Every week, my $m-1$ friends and I enter a pub quiz which has $n$ points available. In any given week only some of us are there. Record the presence/absence of member $i$ in week $t$ in the matrix $x_{ti}$.

I'd like to build a predictive model for the number of points we score in any given week, depending on who's there. A simple model is to assume that each question is equally hard, and that player $i$ has probability $p_i$ of knowing any question. Then the probability that we get a given question correct is

$$q({\bf x},{\bf p}) = 1 - \prod_{i=1}^m(1-p_i)^{x_i}$$

Therefore, the probability that we score $k$ points is

$$P({\rm Score} = k|{\bf x},{\bf p}) = {n\choose k}q^k(1-q)^{n-k}$$

and the log-likelihood for a given ${\bf p}$ and ${\bf x}$ is

$$L = \log {n\choose k} + k\log q + (n-k)\log(1-q)$$

I can write a numerical routine which maximises this, to find the maximum-likelihood estimator for $\bf p$. However, the resulting estimate badly overfits the data (as can be detected by cross validation).

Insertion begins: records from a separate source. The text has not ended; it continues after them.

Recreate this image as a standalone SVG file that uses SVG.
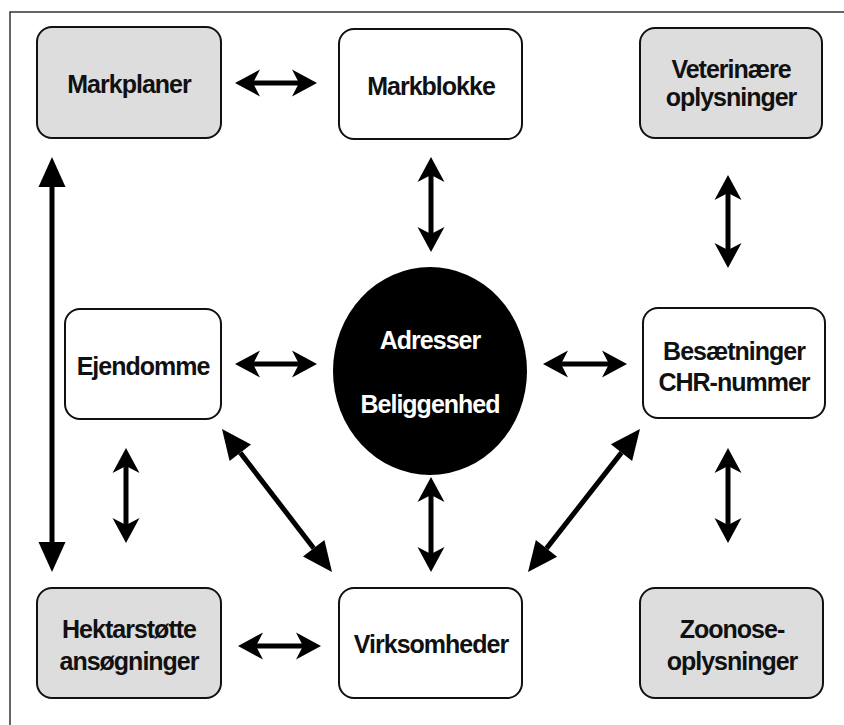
<svg xmlns="http://www.w3.org/2000/svg" width="844" height="725" viewBox="0 0 844 725">
  <style>
    .box { stroke: #111; stroke-width: 2; }
    .plain { fill: #ffffff; }
    .grey { fill: #dddddd; }
    .lbl { font-family: "Liberation Sans", Arial, Helvetica, sans-serif; font-weight: bold; font-size: 25px; letter-spacing: -1px; fill: #111; text-anchor: middle; }
    .inv { fill: #ffffff; }
    .link { stroke: #000; stroke-width: 5; fill: none; }
    .barbed { marker-start: url(#barb); marker-end: url(#barb); }
    .solid { marker-start: url(#tri); marker-end: url(#tri); }
  </style>
  <defs>
    <!-- swept-back arrowhead; origin sits at the notch where the shaft ends -->
    <marker id="barb" markerUnits="userSpaceOnUse" orient="auto-start-reverse" refX="0" refY="0" markerWidth="30" markerHeight="30" overflow="visible">
      <path d="M18,0 L-7,-13.5 L0,0 L-7,13.5 Z" fill="#000"/>
    </marker>
    <!-- flat-backed triangular arrowhead; origin at its base -->
    <marker id="tri" markerUnits="userSpaceOnUse" orient="auto-start-reverse" refX="0" refY="0" markerWidth="32" markerHeight="32" overflow="visible">
      <path d="M30,0 L0,-13.5 L0,13.5 Z" fill="#000"/>
    </marker>
  </defs>

  <rect width="844" height="725" fill="#ffffff"/>
  <!-- outer frame, open towards right and bottom -->
  <rect x="10" y="12" width="900" height="800" fill="none" stroke="#333" stroke-width="1.5"/>

  <g id="connectors">
    <line class="link barbed" x1="253" y1="83" x2="299" y2="83"/>
    <line class="link barbed" x1="431" y1="175" x2="431" y2="234"/>
    <line class="link barbed" x1="728" y1="193" x2="728" y2="250"/>
    <line class="link barbed" x1="253" y1="364" x2="299" y2="364"/>
    <line class="link barbed" x1="561" y1="364" x2="609" y2="364"/>
    <line class="link barbed" x1="126" y1="466" x2="126" y2="525"/>
    <line class="link barbed" x1="431" y1="495" x2="431" y2="554"/>
    <line class="link barbed" x1="728" y1="466" x2="728" y2="525"/>
    <line class="link barbed" x1="256" y1="646" x2="303" y2="646"/>
    <line class="link solid" x1="52" y1="187" x2="52" y2="542" stroke-width="6"/>
    <line class="link solid" x1="240.3" y1="452.8" x2="313.7" y2="548.2"/>
    <line class="link solid" x1="621.5" y1="452.6" x2="546.5" y2="548.4"/>
  </g>

  <g id="markplaner">
    <rect class="box grey" x="37" y="27" width="184" height="111" rx="15"/>
    <text class="lbl" x="129" y="93">Markplaner</text>
  </g>
  <g id="markblokke">
    <rect class="box plain" x="339" y="29" width="183" height="110" rx="15"/>
    <text class="lbl" x="431" y="95">Markblokke</text>
  </g>
  <g id="veterinaere">
    <rect class="box grey" x="640" y="28" width="182" height="110" rx="15"/>
    <text class="lbl" x="731" y="78">Veterinære</text>
    <text class="lbl" x="731" y="106">oplysninger</text>
  </g>
  <g id="ejendomme">
    <rect class="box plain" x="65" y="309" width="156" height="110" rx="15"/>
    <text class="lbl" x="143" y="375">Ejendomme</text>
  </g>
  <g id="adresser">
    <ellipse cx="430" cy="371" rx="97" ry="104" fill="#000"/>
    <text class="lbl inv" x="430" y="349">Adresser</text>
    <text class="lbl inv" x="430" y="413">Beliggenhed</text>
  </g>
  <g id="besaetninger">
    <rect class="box plain" x="643" y="308" width="182" height="110" rx="15"/>
    <text class="lbl" x="734" y="360">Besætninger</text>
    <text class="lbl" x="734" y="391">CHR-nummer</text>
  </g>
  <g id="hektarstoette">
    <rect class="box grey" x="37" y="588" width="184" height="110" rx="15"/>
    <text class="lbl" x="129" y="638">Hektarstøtte</text>
    <text class="lbl" x="129" y="670">ansøgninger</text>
  </g>
  <g id="virksomheder">
    <rect class="box plain" x="339" y="588" width="183" height="110" rx="15"/>
    <text class="lbl" x="431" y="653">Virksomheder</text>
  </g>
  <g id="zoonose">
    <rect class="box grey" x="640" y="588" width="183" height="110" rx="15"/>
    <text class="lbl" x="732" y="638">Zoonose-</text>
    <text class="lbl" x="732" y="670">oplysninger</text>
  </g>
</svg>
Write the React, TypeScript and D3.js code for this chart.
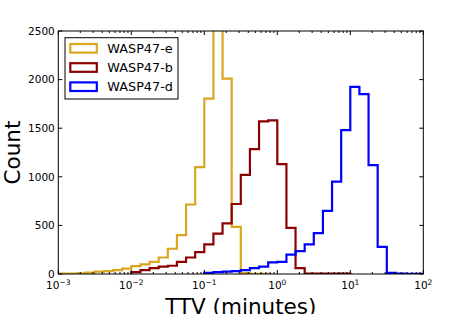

A good solution seems to be to introduce a penalty (regularization) term into $L$, which penalizes large or small probabilities. As I understand it, this is equivalent to having a prior on $\bf p$. However, I don't know what the form of this prior should be. Two simple choices for the penalty term are:

$$\| {\bf p} - 1/2\|^2$$

and

$$-\sum_i\log \left( \frac{p_i}{1-p_i}\right)$$

but these are very ad-hoc. I'd be interested to know what the appropriate conjugate prior is. Any hints?